We usually have two questions when fitting models with data:

1) How do the models compare to one another?

2) How do the models compare to the data?

We have to be careful that an excessive concern over model comparison does not keep up from asking the very fundamental question: Are any of these models any good? If none of the models are very good, the whole exercise of model comparison may be a waste of time. (But maybe not – perhaps you are interested in statistically significant covariates even though they explain little of the variation in the data.)

McCarthy makes an important point when he says that the model should fit both the central tendency and the variation in the data. In other words, let us not forget that a model such as

$$
Y \sim N(\mu,\sigma^{2})
$$
includes both $\mu$ **and** $\sigma^{2}$, the latter of which should not be dismissed as a nuisance parameter to the “main event” of $\mu$. This is particularly important when building models to be used for prediction.

**Method #1: Plot the model against the data**

While it seems almost too simple to be of any use, you should always plot the model against the data. Sometimes, the parameters look fine but the fit is obviously horrible for one reason or another.  

**Method #2: Mean squared predictive error**

Beyond simply visualizing your model and its fit (that is, the fit of the predicted values) to the original data, you could imagine using out-of-sample data (What do I mean vy out-of-sample? What if we don't have out-of-sample data?) and calculating a squared error term similar to the kind of error one would calculate in a frequentist linear regression type context. We call this a mean squared *predictive* error so as to remind you that this error is relative to some predicted y values.

$$
MSPE = \sum_{i=1}^{n}\frac{(y_{oos,i}-\widehat{y_{oos,i}})^{2}}{n}
$$

where we have calculated the squared error over all $i=1,\dots,n$ out-of-sample data points.

This measure of error, while intuitive and easy to calculate, has a major flaw, in that it does not incorporate any information about our uncertainty. In other words, our posterior distribution for the parameters $\theta$ capture our uncertainty about the parameter values and on top of that, there is a distribution for the predicted y values even for a single parameter value. So, the MSPE measure requires us to collapse all of that uncertainty to a single "point" estimate for $\widehat{y_{oos,i}}$, and that just isn'y very "Bayesian".

**Method #3: Posterior predictive checks**

A more "Bayesian" approach would be to calculate the posterior predictive distribution 

$$
p(\tilde{y}|y) = \int p(\tilde{y}|\theta)p(\theta|y)d\theta
$$
$\tilde{y}$ = new data

y = original data 

$\theta$ = model parameters 

$p(\theta|y)$ = posterior distribution of $\theta$

This explicitly incorporates the relavent uncertainties, not only the posterior distribution for the parameters, but also the probability density function describing the distribution of predicted y values conditional on a set of parameter values $p(\tilde{y}|\theta)$.

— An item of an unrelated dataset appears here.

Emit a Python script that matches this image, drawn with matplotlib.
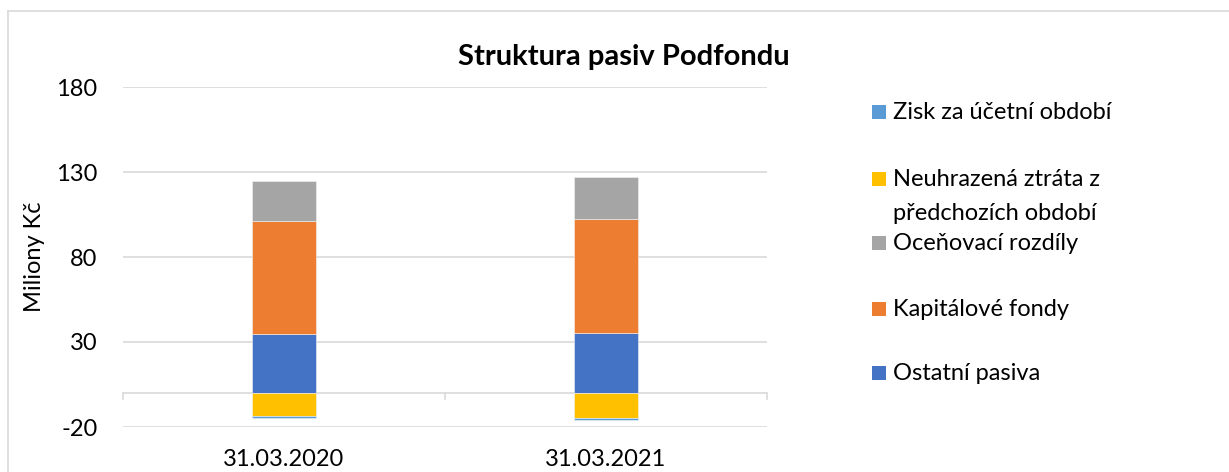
import matplotlib
matplotlib.use("Agg")
import matplotlib.pyplot as plt
from matplotlib.patches import Rectangle
from matplotlib.lines import Line2D
import numpy as np

plt.rcParams['font.family'] = ['Lato', 'DejaVu Sans']

categories = ["31.03.2020", "31.03.2021"]
series_names = ["Ostatní pasiva", "Kapitálové fondy", "Oceňovací rozdíly",
                "Neuhrazená ztráta z\npředchozích období", "Zisk za účetní období"]
ostatni_pasiva = [34.7, 35.1]
kapitalove_fondy = [66.7, 67.1]
ocenovaci_rozdily = [23.3, 25.0]
neuhrazena_ztrata = [-13.3, -14.5]
zisk = [-1.3, -1.2]
colors = ["#4472C4", "#ED7D31", "#A5A5A5", "#FFC000", "#5B9BD5"]
yticks = [-20, 30, 80, 130, 180]
title = "Struktura pasiv Podfondu"
ylabel = "Miliony Kč"

series = [ostatni_pasiva, kapitalove_fondy, ocenovaci_rozdily, neuhrazena_ztrata, zisk]

FS = 17
W, H = 1229, 472
fig = plt.figure(figsize=(W / 100, H / 100), dpi=100)
ax = fig.add_axes([123 / W, 1 - 427 / H, (767 - 123) / W, (427 - 87) / H])

x = np.arange(len(categories))
pos_bottom = np.zeros(len(categories))
neg_bottom = np.zeros(len(categories))
for vals, col in zip(series, colors):
    v = np.array(vals, dtype=float)
    bottom = np.where(v >= 0, pos_bottom, neg_bottom)
    ax.bar(x, v, width=0.2, bottom=bottom, color=col, edgecolor="#f2f2f2",
           linewidth=0.4, zorder=3)
    pos_bottom = pos_bottom + np.where(v >= 0, v, 0)
    neg_bottom = neg_bottom + np.where(v < 0, v, 0)

ax.set_xlim(-0.5, len(categories) - 0.5)
ax.set_ylim(yticks[0], yticks[-1])
ax.set_yticks(yticks)
ax.set_yticklabels([str(t) for t in yticks], fontsize=FS)
ax.tick_params(axis="y", length=0, pad=18.5)
ax.set_xticks(x)
ax.set_xticklabels(categories, fontsize=FS)
ax.tick_params(axis="x", length=0, pad=15.5)
ax.grid(axis="y", color="#d9d9d9", linewidth=1.2, zorder=0)
for s in ax.spines.values():
    s.set_visible(False)
ax.axhline(0, color="#d9d9d9", linewidth=1.2, zorder=2)
for b in np.arange(-0.5, len(categories), 1.0):
    ax.plot([b, b], [0, -3.5], color="#d9d9d9", linewidth=1.2, clip_on=False, zorder=2)

ax.set_ylabel(ylabel, fontsize=FS)
ax.yaxis.set_label_coords((45 - 123) / 644, 0.5)
fig.text(624 / W, 1 - 57 / H, title, ha="center", va="center", fontsize=21,
         fontweight="bold")

# legend (reversed order, as in the original)
ys = [112, 179, 243, 309, 373]
for name, col, yy in zip(series_names[::-1], colors[::-1], ys):
    fig.patches.append(Rectangle((872 / W, 1 - (yy + 7) / H), 14 / W, 14 / H,
                                 transform=fig.transFigure, facecolor=col,
                                 edgecolor="none"))
    fig.text(893 / W, 1 - (yy - 10) / H, name, ha="left", va="top", fontsize=FS,
             linespacing=1.75)

# chart border
fig.add_artist(Line2D([8 / W, 1], [1 - 11 / H, 1 - 11 / H], color="#d9d9d9",
                      linewidth=1.2, transform=fig.transFigure))
fig.add_artist(Line2D([8 / W, 8 / W], [0, 1 - 11 / H], color="#d9d9d9",
                      linewidth=1.2, transform=fig.transFigure))

fig.savefig("out.png", dpi=100)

Our focus on ABC last week can actually provide some intuition here. $p(\tilde{y}|\theta)$ is the probability of your data conditional on some set of parameters. In ABC, every simulation involved a specific set of parameters drawn from the prior distribution. Because your model was stochastic, running the simulation multiple times with the exact same set of parameters would yield a range of outcomes $y$. That's what we mean when we talk about a distribution conditional on a set of parameter values. (In practice, we don't bother drawing multiple times with the same parameter set, we draw a single outcome with each draw from the prior, but the idea that each parameter set yields an entire distribution of outcomes should be clear.) The posterior predictive check is focused not on the parameters themselves, in fact, they are considered but a necessary step on the journey; what we want is to integrate over ("marginalize out") the posterior distribution of the parameters. You can think of the posterior as being a weight, and the possible outcomes are weighted according to the likelihood of the parameters that were used.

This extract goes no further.